Significance for taxpayers

As discussed, the transactions in Otay occurred before the 2010 codification of the economic substance doctrine in section 7701(o). However, the court's analysis under the common law doctrine is highly instructive for how it would approach cases under the statute. Section 7701(o) requires a transaction to have economic substance only if it (a) changes in a meaningful way (apart from Federal income tax effects) the taxpayer's economic position and (b) the taxpayer has a substantial purpose (apart from Federal income tax effects) for entering into such transaction. The Otay court's objective and subjective analysis aligns closely with these two prongs. This suggests that a similar transaction undertaken today would almost certainly be invalidated under the codified rule.

Importantly, the application of the codified doctrine is still developing. In Patel v. Commissioner, the Tax Court held in a reviewed opinion that section 7701(o) requires a threshold determination that the economic substance doctrine is "relevant" to a transaction prior to any application of the two-part test. This interpretation contrasts with a district court's finding in Liberty Global, which held that the relevancy test was coextensive with the two-part test itself. The Otay decision, while not explicitly addressing the "relevancy" test, shows that even under common law, courts engage in a similar threshold inquiry by asking whether the doctrine can be applied to override a specific statutory provision. Here, the court answered in the affirmative. This suggests that courts see the doctrine as a vital tool to police abuse, regardless of the specific statutory language at issue.
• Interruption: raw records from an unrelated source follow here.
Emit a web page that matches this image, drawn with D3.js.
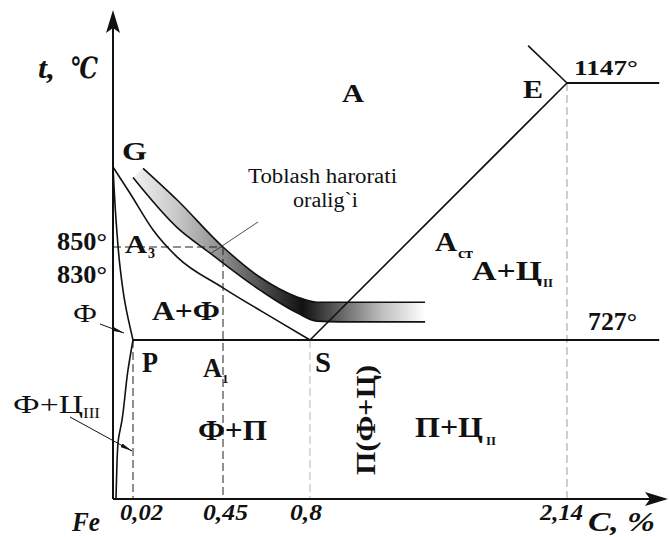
<!DOCTYPE html>
<html>
<head>
<meta charset="utf-8">
<script src="https://cdn.jsdelivr.net/npm/d3@7"></script>
<style>
body { margin: 0; background: #fff; }
text { font-family: "Liberation Serif", "DejaVu Serif", serif; fill: #111; }
</style>
</head>
<body>
<svg id="chart"></svg>
<script>
// schematic Fe-C (steel corner) diagram, axes are not to scale
var carbonBreaks = [0, 0.02, 0.45, 0.8, 2.14, 2.6];
var tempBreaks = [0, 727, 850, 911, 1147, 1350];
var carbonTicks = [0.02, 0.45, 0.8, 2.14];
var carbonTickLabels = ["0,02", "0,45", "0,8", "2,14"];

// phase lines, [C %, t °C]
var lineGP = [[0, 911], [0.003, 871], [0.007, 824], [0.012, 776], [0.02, 727]];
var lineGS = [[0, 911], [0.017, 891], [0.116, 863], [0.230, 837], [0.45, 796], [0.667, 753], [0.8, 727]];
var linePQ = [[0.02, 727], [0.015, 590], [0.009, 361], [0.005, 256], [0.0035, 87], [0.003, 0]];
var lineSE = [[0.8, 727], [2.14, 1147]];
var lineAE = [[1.937, 1251], [2.14, 1147]];
var line1147 = [[2.14, 1147], [2.56, 1147]];
var line727 = [[0.02, 727], [2.56, 727]];

// quenching range band
var bandUpper = [[0.068, 910], [0.230, 886], [0.45, 850], [0.599, 810], [0.748, 784], [0.836, 777], [0.956, 777], [1.40, 777]];
var bandLower = [[0.02, 903], [0.230, 865], [0.388, 842], [0.599, 793], [0.748, 763], [0.836, 752], [0.956, 751], [1.40, 751]];

var width = 670, height = 537;

var x = d3.scaleLinear().domain(carbonBreaks).range([113, 133, 223, 310, 567, 668]);
var y = d3.scaleLinear().domain(tempBreaks).range([499, 340, 247, 167, 83, 10]);

var svg = d3.select("#chart").attr("width", width).attr("height", height);

var defs = svg.append("defs");
var grad = defs.append("linearGradient")
  .attr("id", "bandGrad")
  .attr("gradientUnits", "userSpaceOnUse")
  .attr("x1", x(0.02)).attr("x2", x(1.40)).attr("y1", 0).attr("y2", 0);
[[0, "#f2f2f2"], [0.15, "#c8c8c8"], [0.31, "#8c8c8c"], [0.5, "#343434"], [0.58, "#111111"], [0.66, "#444444"], [0.85, "#bdbdbd"], [1, "#ffffff"]]
  .forEach(function(s) {
    grad.append("stop").attr("offset", s[0]).attr("stop-color", s[1]);
  });

defs.append("marker")
  .attr("id", "tip")
  .attr("viewBox", "0 0 12 4")
  .attr("refX", 12).attr("refY", 2)
  .attr("markerWidth", 12).attr("markerHeight", 4)
  .attr("markerUnits", "userSpaceOnUse")
  .attr("orient", "auto")
  .append("path").attr("d", "M0,0 L12,2 L0,4 Z").attr("fill", "#111");

var lineGen = d3.line()
  .x(function(d) { return x(d[0]); })
  .y(function(d) { return y(d[1]); });
var curveGen = d3.line()
  .x(function(d) { return x(d[0]); })
  .y(function(d) { return y(d[1]); })
  .curve(d3.curveMonotoneX);
var curveGenY = d3.line()
  .x(function(d) { return x(d[0]); })
  .y(function(d) { return y(d[1]); })
  .curve(d3.curveMonotoneY);

// band fill
var upperPath = curveGen(bandUpper);
var lowerPath = curveGen(bandLower.slice().reverse());
svg.append("path")
  .attr("d", upperPath + "L" + lowerPath.slice(1) + "Z")
  .attr("fill", "url(#bandGrad)");
svg.append("path").attr("d", curveGen(bandUpper))
  .attr("fill", "none").attr("stroke", "#111").attr("stroke-width", 1.6);
svg.append("path").attr("d", curveGen(bandLower))
  .attr("fill", "none").attr("stroke", "#111").attr("stroke-width", 1.6);

// dashed guides
var dark = "#222", light = "#b5b5b5";
function guide(pts, col, w) {
  svg.append("path").attr("d", lineGen(pts))
    .attr("fill", "none").attr("stroke", col).attr("stroke-width", w)
    .attr("stroke-dasharray", "8,4");
}
guide([[0.02, 727], [0.02, 0]], dark, 1);
guide([[0.45, 850], [0.45, 0]], dark, 1);
guide([[0, 850], [0.45, 850]], dark, 1);
guide([[0.8, 727], [0.8, 0]], light, 1);
guide([[2.14, 1147], [2.14, 0]], light, 1.3);

// phase lines
function solid(pts, gen, w) {
  svg.append("path").attr("d", gen(pts))
    .attr("fill", "none").attr("stroke", "#111").attr("stroke-width", w);
}
solid(lineGP, curveGenY, 1.6);
solid(lineGS, curveGen, 1.6);
solid(linePQ, curveGenY, 1.6);
solid(lineSE, lineGen, 1.6);
solid(lineAE, lineGen, 1.6);
solid(line1147, lineGen, 1.8);
solid(line727, lineGen, 2);

// axes with arrows
svg.append("line")
  .attr("x1", x(0)).attr("x2", x(0)).attr("y1", y(0)).attr("y2", y(1350) + 14)
  .attr("stroke", "#111").attr("stroke-width", 2);
svg.append("path")
  .attr("d", "M" + x(0) + "," + y(1350) + "l7,23 l-7,-5 l-7,5 Z").attr("fill", "#111");
svg.append("line")
  .attr("x1", x(0)).attr("x2", x(2.6) - 10).attr("y1", y(0)).attr("y2", y(0))
  .attr("stroke", "#111").attr("stroke-width", 2);
svg.append("path")
  .attr("d", "M" + x(2.6) + "," + y(0) + "l-23,-7 l5,7 l-5,7 Z").attr("fill", "#111");

// text helper: start x, baseline y, size, width on the page
function label(txt, px, py, size, w, opts) {
  opts = opts || {};
  var t = svg.append("text").attr("x", px).attr("y", py)
    .attr("font-size", size)
    .attr("font-weight", opts.normal ? "normal" : "bold")
    .attr("font-style", opts.italic ? "italic" : "normal")
    .text(txt);
  if (w) t.attr("textLength", w).attr("lengthAdjust", "spacingAndGlyphs");
  return t;
}

// tick labels
var tickStart = [120, 203, 290, 540];
var tickWidth = [43, 45, 32, 43];
carbonTicks.forEach(function(d, i) {
  label(carbonTickLabels[i], tickStart[i], 520, 23, tickWidth[i], {italic: true});
});

label("t,", 38, 78, 29, 17, {italic: true});
label("℃", 70, 78, 29, 28, {italic: true});
label("Fe", 72, 531, 28, 28, {italic: true});
label("C, %", 588, 531, 28, 67, {italic: true});

label("G", 122, 160, 26, 25);
label("A", 342, 102, 26, 22);
label("E", 523, 98, 26, 20);
label("P", 142, 372, 29, 16);
label("S", 315, 372, 29, 16);
label("1147°", 574, 75, 22, 64);
label("850°", 57, 250, 25, 50);
label("830°", 57, 283, 25, 50);
label("727°", 588, 330, 25, 49);

label("A", 125, 253, 26, 22);
label("3", 148, 258, 14);
label("A", 203, 377, 27, 19);
label("1", 222, 383, 13);
label("A", 435, 251, 27, 22);
label("ст", 458, 258, 14, 15);
label("A+Ф", 152, 320, 28, 68);
label("A+Ц", 472, 280, 28, 70);
label("II", 543, 287, 13, 10);
label("Ф+П", 198, 440, 29, 69);
label("П+Ц", 415, 437, 29, 68);
label("II", 486, 445, 13, 10);
label("Ф", 73, 322, 25, 24, {normal: true});
label("Ф+Ц", 13, 413, 25, 70, {normal: true});
label("III", 83, 418, 14, 17, {normal: true});

svg.append("text")
  .attr("transform", "translate(375,475) rotate(-90)")
  .attr("font-size", 28).attr("font-weight", "bold")
  .attr("textLength", 110).attr("lengthAdjust", "spacingAndGlyphs")
  .text("П(Ф+Ц)");

label("Toblash harorati", 248, 183, 20, 149, {normal: true});
label("oralig`i", 293, 207, 20, 65, {normal: true});

// leaders
svg.append("line").attr("x1", 210).attr("y1", 254).attr("x2", 258).attr("y2", 222)
  .attr("stroke", "#222").attr("stroke-width", 0.8);
svg.append("line").attr("x1", 100).attr("y1", 324).attr("x2", 124).attr("y2", 333)
  .attr("stroke", "#111").attr("stroke-width", 1).attr("marker-end", "url(#tip)");
svg.append("line").attr("x1", 70).attr("y1", 417).attr("x2", 132).attr("y2", 451)
  .attr("stroke", "#111").attr("stroke-width", 1).attr("marker-end", "url(#tip)");
</script>
</body>
</html>
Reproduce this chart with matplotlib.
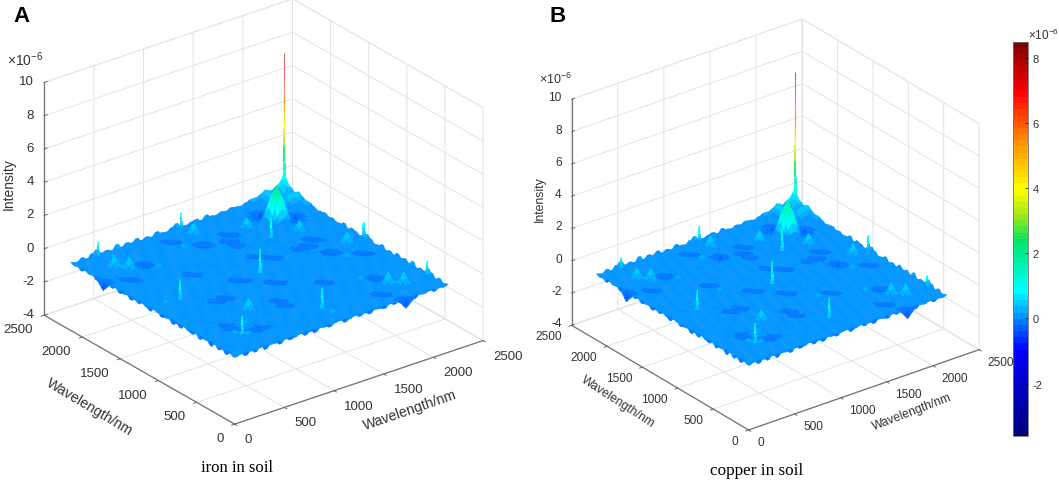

Finally, the Otay decision’s approach to the issue of penalties is worthy of note. The court ultimately found that the partnership had reasonable cause for its position based on its reliance on extensive and detailed tax opinions from multiple reputable firms. As a result, it was not liable for penalties. However, taxpayers engaging in similar transactions subject to the current codified economic substance doctrine face a much harsher penalty regime. Section 6662(b)(6) imposes a 20% penalty for underpayments attributable to a transaction lacking economic substance. This penalty is increased to 40% if the transaction was not adequately disclosed, and the reasonable cause defense is not available for this penalty.

Concluding thoughts

The Tax Court sustained the IRS’s disallowance of the $714 million basis deduction on the basis of the common law economic substance doctrine. The court’s application of an objective and subjective analysis algins with the two-prong test contained in the codified economic substance doctrine of section 7701(o). This suggests that if the court applied the codified doctrine to a similar set of facts, it would reach a similar outcome, potentially subjecting the taxpayer to more severe penalties under section 6662(b)(6).